Short exercise :: Set down, exactly as written, the lines from the top of the data to the line that holds "import plotly.graph_objects as go", and omit the pictures.

Data extract ::
____
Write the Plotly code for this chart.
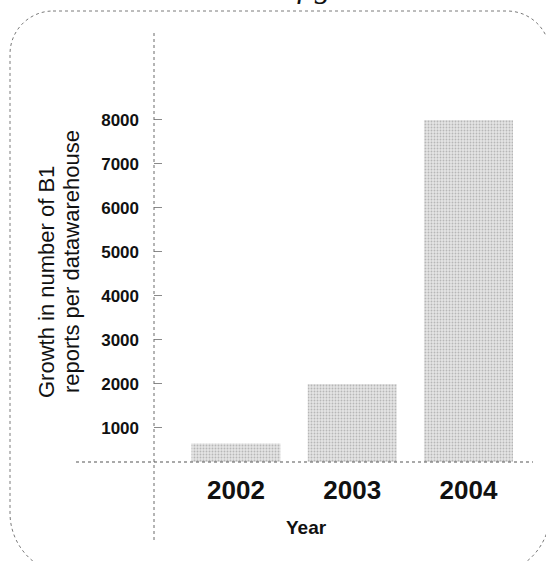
import plotly.graph_objects as go

# ---- data ----
years = ["2002", "2003", "2004"]
growth = [650, 2000, 8000]
y_tick_values = [1000, 2000, 3000, 4000, 5000, 6000, 7000, 8000]
y_tick_labels = ["1000", "2000", "3000", "4000", "5000", "6000", "7000", "8000"]
y_title_lines = ["Growth in number of B1", "reports per datawarehouse"]
x_title = "Year"

W, H = 546, 561


def px(x):
    return x / W


def py(y):
    return 1 - y / H


SANS = "Liberation Sans, Arial, sans-serif"

fig = go.Figure()
fig.add_trace(go.Bar(
    x=years, y=growth,
    marker=dict(
        color="#dadada",
        line=dict(width=0),
        pattern=dict(shape=".", fgcolor="#8a8a8a", bgcolor="#e4e4e4", size=3, solidity=0.3),
    ),
    showlegend=False,
))

# rounded dotted frame
L, R, T, B = 10, 550, 11, 575
rt, rb = 43, 62
k = 0.5523


def P(x, y):
    return f"{px(x):.5f},{py(y):.5f}"


path = (
    f"M {P(L + rt, T)} L {P(R - rt, T)} "
    f"C {P(R - rt + k * rt, T)} {P(R, T + rt - k * rt)} {P(R, T + rt)} "
    f"L {P(R, B - rb)} "
    f"C {P(R, B - rb + k * rb)} {P(R - rb + k * rb, B)} {P(R - rb, B)} "
    f"L {P(L + rb, B)} "
    f"C {P(L + rb - k * rb, B)} {P(L, B - rb + k * rb)} {P(L, B - rb)} "
    f"L {P(L, T + rt)} "
    f"C {P(L, T + rt - k * rt)} {P(L + rt - k * rt, T)} {P(L + rt, T)} Z"
)

shapes = [
    dict(type="path", xref="paper", yref="paper", path=path,
         line=dict(color="#7a7a7a", width=1, dash="dot"), layer="above"),
    # y axis line (extends beyond plot area)
    dict(type="line", xref="paper", yref="paper", x0=px(154), x1=px(154), y0=py(33), y1=py(540),
         line=dict(color="#6a6a6a", width=1, dash="dot")),
    # x axis line
    dict(type="line", xref="paper", yref="paper", x0=px(76), x1=px(533), y0=py(462), y1=py(462),
         line=dict(color="#555555", width=1.2, dash="dot")),
]

annotations = [
    dict(text=y_title_lines[0], x=px(46), y=py(282), xref="paper", yref="paper",
         textangle=-90, showarrow=False, font=dict(family=SANS, size=22, color="#111"),
         xanchor="center", yanchor="middle"),
    dict(text=y_title_lines[1], x=px(71), y=py(262), xref="paper", yref="paper",
         textangle=-90, showarrow=False, font=dict(family=SANS, size=22, color="#111"),
         xanchor="center", yanchor="middle"),
    dict(text=x_title, x=px(306), y=py(527), xref="paper", yref="paper",
         showarrow=False, font=dict(family=SANS, size=19, color="#111", weight="bold"),
         xanchor="center", yanchor="middle"),
    dict(text="<i>fig</i>", x=px(314), y=py(6), xref="paper", yref="paper",
         showarrow=False, font=dict(family="Liberation Serif, serif", size=32, color="#111"),
         xanchor="center", yanchor="bottom"),
]

fig.update_layout(
    width=W, height=H,
    margin=dict(l=0, r=0, t=0, b=0, pad=0),
    paper_bgcolor="white", plot_bgcolor="white",
    bargap=0.234,
    shapes=shapes,
    annotations=annotations,
    xaxis=dict(
        domain=[px(154), px(533)],
        range=[-0.705, 2.555],
        type="category",
        showline=False, showgrid=False, zeroline=False, ticks="",
        tickfont=dict(family=SANS, size=26, color="#111", weight="bold"),
        ticklabelstandoff=10,
    ),
    yaxis=dict(
        domain=[py(462), py(33)],
        range=[227, 9977],
        tickvals=y_tick_values, ticktext=y_tick_labels,
        showline=False, showgrid=False, zeroline=False,
        ticks="inside", ticklen=8, tickcolor="#8a8a8a", tickwidth=1,
        tickfont=dict(family=SANS, size=17, color="#111", weight="bold"),
        ticklabelstandoff=14,
    ),
)

fig.write_html("out.html", config={"displayModeBar": False},
               post_script="document.body.style.margin='0px';")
____
Solution to the problem ::
Write the Plotly code for this chart.
import plotly.graph_objects as go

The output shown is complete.